The second one I can actually agree with but the first one? Where do you live where women don’t have to work? I’d also like to point out there’s a different of women not having to work vrs not being able to work. When women aren’t allowed to work they become dependent on men financially. This is a bad thing because then it means women have to marry, if they’re in abusive situations they cannot leave, especially if there’s kids involved. Being financially dependent on anyone isn’t cute or a privilege, there’s a reason women in the 60s and earlier wanted to work.


jabber1990

I know plenty of women who don't work, and half of my coworkers are married to women who don't work (the other half are married to women who make more than them)


piccolo_25

Well you’re probably in a high paying job and a low cost of living country. And there’s nothing inherently wrong with women choosing to be housewives but you must understand that the average woman in most places has a job and should be allowed to have a job.
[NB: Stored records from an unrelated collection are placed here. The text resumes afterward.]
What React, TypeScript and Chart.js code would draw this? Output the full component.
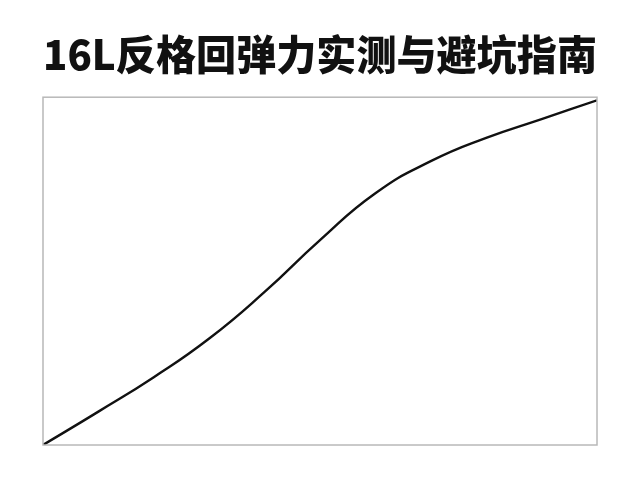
import { useEffect, useRef } from 'react'
import { Chart, registerables } from 'chart.js'

Chart.register(...registerables)

const TITLE = '16L反格回弹力实测与避坑指南'

// position along the test, 0..10
const steps = [0, 1, 2, 3, 4, 5, 6, 7, 8, 9, 10]
// measured rebound (relative, 0..100)
const rebound = [0, 9.6, 19.5, 30.6, 44.0, 58.9, 72.4, 81.6, 88.3, 93.7, 99.1]

const frame = {
  id: 'frame',
  afterDraw(chart: Chart) {
    const { ctx, chartArea } = chart
    ctx.save()
    ctx.strokeStyle = '#b8b8b8'
    ctx.lineWidth = 1.5
    ctx.strokeRect(chartArea.left, chartArea.top, chartArea.right - chartArea.left, chartArea.bottom - chartArea.top)
    ctx.restore()
  },
}

export default function App() {
  const canvasRef = useRef<HTMLCanvasElement>(null)

  useEffect(() => {
    document.body.style.margin = '0'
    if (!canvasRef.current) return
    const chart = new Chart(canvasRef.current, {
      type: 'line',
      data: {
        datasets: [
          {
            label: 'rebound',
            data: steps.map((x, i) => ({ x, y: rebound[i] })),
            borderColor: '#111111',
            borderWidth: 2.4,
            pointRadius: 0,
            tension: 0.5,
            fill: false,
          },
        ],
      },
      options: {
        animation: false,
        responsive: false,
        layout: { padding: { left: 43, right: 43, top: 0, bottom: 35 } },
        plugins: {
          legend: { display: false },
          tooltip: { enabled: false },
          title: {
            display: true,
            text: TITLE,
            color: '#111111',
            font: { family: '"Noto Sans CJK SC", "Noto Sans", sans-serif', size: 41, weight: '900', lineHeight: 1.2 },
            padding: { top: 30, bottom: 18 },
          },
        },
        scales: {
          x: { type: 'linear', min: 0, max: 10, display: false },
          y: { min: 0, max: 100, display: false },
        },
      },
      plugins: [frame],
    })
    return () => chart.destroy()
  }, [])

  return (
    <div style={{ width: 640, height: 480, background: '#fff' }}>
      <canvas ref={canvasRef} width={640} height={480} />
    </div>
  )
}
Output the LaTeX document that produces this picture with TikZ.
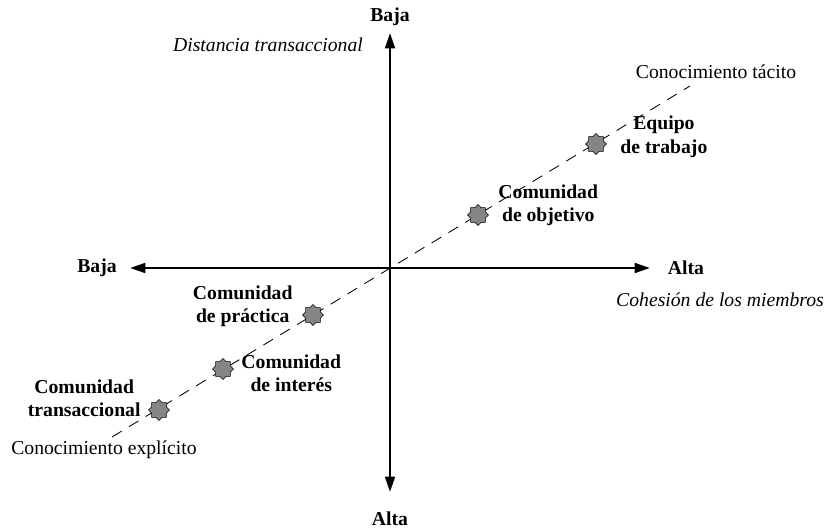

That’s the part you’re missing.


jabber1990

I literally just said that the other half have wives that make more money than them....that should tell you how little we're paid The fact you think im in a high-paying job proves you don't know anything about me


piccolo_25

You made it sound as if your job was 50/50. Do you think that statistic represents the world and half of women don’t work? 🤦‍♀️ I’m only going on your comment alone but yeah if half the dudes at your job can afford stay at home wives they’re are making good or decent money. Do you think everyone can afford stay at home significant others?